Melissa Banks’ The Girl’s Guide to Hunting and Fishing had been on my to-read list for awhile, another one of those added from “Best Books for Your Twenties” and “Best Books for Female Ice-Fishers” and other such lists. I didn’t quite know what to expect from it, but whatever my expectation, it wasn’t what I got.
The book was framed as a series of short vignettes, mostly from the life of Jane, from her teenage years through late twenty-something yuppie days in New York City. Jarringly, one chapter from the point-of-view of Jane’s neighbor was also thrown in – I liked it for offering a different perspective from and on Jane, but it felt isolated from the rest of the book.While Bank’s prose often is gorgeous and her witty one-lines fall pointedly from Jane’s mouth, the writing fails to excavate something original amongst the trite issues she digs at.

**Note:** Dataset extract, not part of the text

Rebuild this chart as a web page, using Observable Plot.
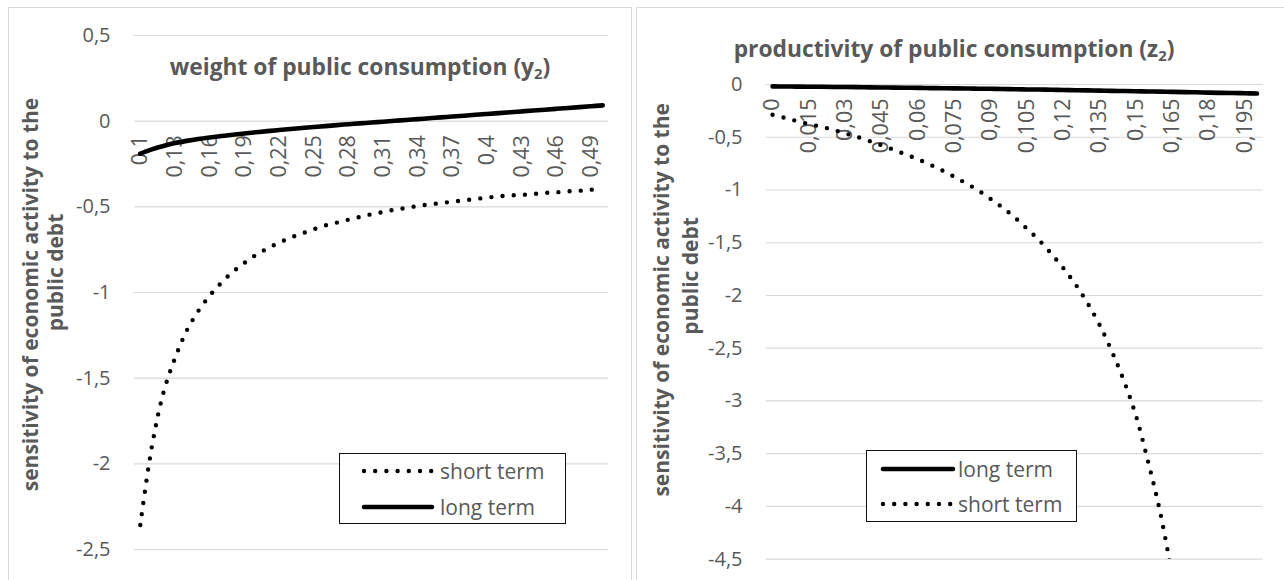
<!DOCTYPE html>
<html><head><meta charset="utf-8">
<script src="https://cdn.jsdelivr.net/npm/d3@7"></script>
<script src="https://cdn.jsdelivr.net/npm/@observablehq/plot@0.6"></script>
<style>
body{margin:0;background:#fff;font-family:"Open Sans",sans-serif;}
#root{position:relative;width:1284px;height:580px;overflow:hidden;background:#fff}
.box{position:absolute;border:1px solid #d9d9d9;box-sizing:border-box}
.title{position:absolute;font-weight:bold;font-size:22.8px;line-height:28px;color:#595959;white-space:nowrap;transform:translateX(-50%)}
.title sub{font-size:0.65em;vertical-align:-0.3em;line-height:0}
.legend{position:absolute;border:1.3px solid #111;background:#fff;box-sizing:border-box}
.legend svg{position:absolute;left:0;top:0;overflow:visible}
.panel{position:absolute;top:0}
</style></head><body><div id="root"></div>
<script>
// ---------- data ----------
const xLeft = [0.10,0.11,0.12,0.13,0.14,0.15,0.16,0.17,0.18,0.19,0.20,0.21,0.22,0.23,0.24,0.25,0.26,0.27,0.28,0.29,0.30,0.31,0.32,0.33,0.34,0.35,0.36,0.37,0.38,0.39,0.40,0.41,0.42,0.43,0.44,0.45,0.46,0.47,0.48,0.49,0.50];
const shortLeft = [-2.357,-1.90,-1.585,-1.384,-1.225,-1.11,-1.019,-0.944,-0.88,-0.828,-0.781,-0.743,-0.709,-0.680,-0.655,-0.631,-0.609,-0.592,-0.575,-0.559,-0.543,-0.530,-0.517,-0.506,-0.495,-0.486,-0.478,-0.470,-0.462,-0.454,-0.446,-0.439,-0.434,-0.430,-0.425,-0.419,-0.415,-0.410,-0.406,-0.400,-0.396];
const longLeft = [-0.19,-0.165,-0.145,-0.128,-0.115,-0.104,-0.095,-0.087,-0.079,-0.072,-0.065,-0.058,-0.052,-0.046,-0.040,-0.034,-0.029,-0.023,-0.018,-0.013,-0.008,-0.003,0.002,0.007,0.012,0.017,0.022,0.027,0.032,0.037,0.042,0.047,0.052,0.057,0.062,0.067,0.072,0.077,0.082,0.087,0.092];
const leftTickValues = [0.10,0.13,0.16,0.19,0.22,0.25,0.28,0.31,0.34,0.37,0.40,0.43,0.46,0.49];
const leftTickLabels = ["0,1","0,13","0,16","0,19","0,22","0,25","0,28","0,31","0,34","0,37","0,4","0,43","0,46","0,49"];
const leftYTicks = [0.5,0,-0.5,-1,-1.5,-2,-2.5];

const xRight = [0,0.005,0.01,0.015,0.02,0.025,0.03,0.035,0.04,0.045,0.05,0.055,0.06,0.065,0.07,0.075,0.08,0.085,0.09,0.095,0.10,0.105,0.11,0.115,0.12,0.125,0.13,0.135,0.14,0.145,0.15,0.155,0.16,0.165,0.17,0.175,0.18,0.185,0.19,0.195,0.20];
const shortRight = [-0.287,-0.316,-0.346,-0.375,-0.400,-0.429,-0.464,-0.497,-0.536,-0.576,-0.618,-0.663,-0.708,-0.759,-0.814,-0.874,-0.938,-1.005,-1.084,-1.167,-1.26,-1.366,-1.474,-1.602,-1.739,-1.892,-2.07,-2.277,-2.525,-2.805,-3.137,-3.57,-4.05,-4.65];
const longRight = [-0.018,-0.019,-0.020,-0.021,-0.022,-0.023,-0.024,-0.025,-0.027,-0.028,-0.030,-0.031,-0.032,-0.034,-0.035,-0.037,-0.038,-0.040,-0.041,-0.043,-0.045,-0.047,-0.048,-0.050,-0.052,-0.054,-0.056,-0.058,-0.060,-0.062,-0.064,-0.066,-0.068,-0.070,-0.072,-0.074,-0.077,-0.079,-0.081,-0.083,-0.086];
const rightTickValues = [0,0.015,0.03,0.045,0.06,0.075,0.09,0.105,0.12,0.135,0.15,0.165,0.18,0.195];
const rightTickLabels = ["0","0,015","0,03","0,045","0,06","0,075","0,09","0,105","0,12","0,135","0,15","0,165","0,18","0,195"];
const rightYTicks = [0,-0.5,-1,-1.5,-2,-2.5,-3,-3.5,-4,-4.5];

const yTitle1 = "sensitivity of economic activity to the";
const yTitle2 = "public debt";
const seriesNames = {short: "short term", long: "long term"};

// ---------- helpers ----------
const GRAY = "#595959";
const fmt = d => String(d).replace(".", ",");
const rows = (xs, vals) => vals.map((v, i) => ({x: xs[i], y: v}));

function panel({xs, shortV, longV, tickVals, tickLabels, yTicks, yDomain, width, height, mL, mR, mT, mB, t1, t2}) {
  return Plot.plot({
    width, height, marginLeft: mL, marginRight: mR, marginTop: mT, marginBottom: mB,
    x: {type: "point", domain: xs, padding: 0.5, align: 0.5, round: false, axis: null},
    y: {domain: yDomain},
    style: {background: "transparent", fontFamily: "Open Sans", overflow: "visible"},
    marks: [
      Plot.ruleY(yTicks, {stroke: "#d9d9d9", strokeWidth: 1.2}),
      Plot.axisY({ticks: yTicks, tickSize: 0, tickPadding: 24, tickFormat: fmt, fontSize: 20, color: GRAY, label: null}),
      Plot.text(tickVals, {x: d => d, y: () => 0, text: (d, i) => tickLabels[i], rotate: -90, textAnchor: "end", dy: 14, fontSize: 21.5, fill: GRAY}),
      Plot.text([yTitle1], {text: d => d, frameAnchor: "middle", rotate: -90, dx: t1[0], dy: t1[1], fontSize: 21, fontWeight: "bold", fill: GRAY}),
      Plot.text([yTitle2], {text: d => d, frameAnchor: "middle", rotate: -90, dx: t2[0], dy: t2[1], fontSize: 21, fontWeight: "bold", fill: GRAY}),
      Plot.line(rows(xs, longV), {x: "x", y: "y", stroke: "#000", strokeWidth: 4.6, strokeLinecap: "round", curve: "catmull-rom", clip: true}),
      Plot.line(rows(xs, shortV), {x: "x", y: "y", stroke: "#000", strokeWidth: 4.4, strokeDasharray: "0 11.2", strokeLinecap: "round", curve: "catmull-rom", clip: true})
    ]
  });
}

const root = document.getElementById("root");
function add(html){ const d = document.createElement("div"); d.innerHTML = html; while (d.firstChild) root.appendChild(d.firstChild); }

add(`<div class="box" style="left:8px;top:7px;width:624px;height:600px"></div>`);
add(`<div class="box" style="left:636px;top:7px;width:660px;height:600px"></div>`);

const left = panel({xs: xLeft, shortV: shortLeft, longV: longLeft, tickVals: leftTickValues, tickLabels: leftTickLabels,
  yTicks: leftYTicks, yDomain: [-2.5, 0.5], width: 632, height: 580, mL: 134, mR: 24, mT: 35, mB: 31,
  t1: [-340, 2], t2: [-315, -20]});
const lp = document.createElement("div"); lp.className = "panel"; lp.style.left = "0px"; lp.appendChild(left); root.appendChild(lp);

const right = panel({xs: xRight, shortV: shortRight, longV: longRight, tickVals: rightTickValues, tickLabels: rightTickLabels,
  yTicks: rightYTicks, yDomain: [-4.5, 0], width: 648, height: 580, mL: 130, mR: 21.5, mT: 84, mB: 21.3,
  t1: [-352, -22], t2: [-323, -46]});
const rp = document.createElement("div"); rp.className = "panel"; rp.style.left = "636px"; rp.appendChild(right); root.appendChild(rp);

add(`<div class="title" style="left:360px;top:53px">weight of public consumption (y<sub>2</sub>)</div>`);
add(`<div class="title" style="left:954px;top:35px">productivity of public consumption (z<sub>2</sub>)</div>`);

function legend(left, top, w, h, entries) {
  let s = `<div class="legend" style="left:${left}px;top:${top}px;width:${w}px;height:${h}px"><svg width="${w}" height="${h}">`;
  for (const e of entries) {
    if (e.dotted) s += `<line x1="${e.x1}" x2="${e.x2}" y1="${e.y}" y2="${e.y}" stroke="#000" stroke-width="4.4" stroke-linecap="round" stroke-dasharray="0 11.2"/>`;
    else s += `<line x1="${e.x1}" x2="${e.x2}" y1="${e.y}" y2="${e.y}" stroke="#000" stroke-width="4.6" stroke-linecap="round"/>`;
    s += `<text x="${e.tx}" y="${e.y}" dy="0.36em" font-family="Open Sans" font-size="21" fill="${GRAY}">${e.label}</text>`;
  }
  s += `</svg></div>`;
  add(s);
}
legend(339, 453, 227, 71, [
  {dotted: true, x1: 24, x2: 92, y: 17, tx: 100, label: seriesNames.short},
  {dotted: false, x1: 24, x2: 92, y: 53, tx: 100, label: seriesNames.long}
]);
legend(866, 450, 211, 72, [
  {dotted: false, x1: 16, x2: 86, y: 18, tx: 91, label: seriesNames.long},
  {dotted: true, x1: 16, x2: 86, y: 53, tx: 91, label: seriesNames.short}
]);
</script></body></html>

Plot-wise, to be honest, I loved the beginning and then it went downhill from there. As a teenager, her protagonist Jane’s voice feels simultaneously fresh and jaded, divulging surprisingly insightful impressions of familial relationships and burgeoning romances. But as she grows and becomes entangled with Archie, a much older man whom she is dependent on personally and professionally, I cease to relate to or respect her choices. The woman is man-fishing and husband-hunting in utterly wrong ways, largely trying to conform to what she imagines males want her to bring to their relationship. It’s dated and, worse, strikingly anti-feminist. Banks should’ve stuck to the non-romantic loves, because it’s when Jane discusses her cancer-struck father or her adored big brother that her story is most moving despite the cliche.
In a sea of worthwhile books, TV shows, and films about being a young woman grappling with adulthood and singledom, this is nothing special. Jane can be an everywoman but, in the end, she doesn’t give us any wisdom or hope that we don’t already know and have. Completely forgettable.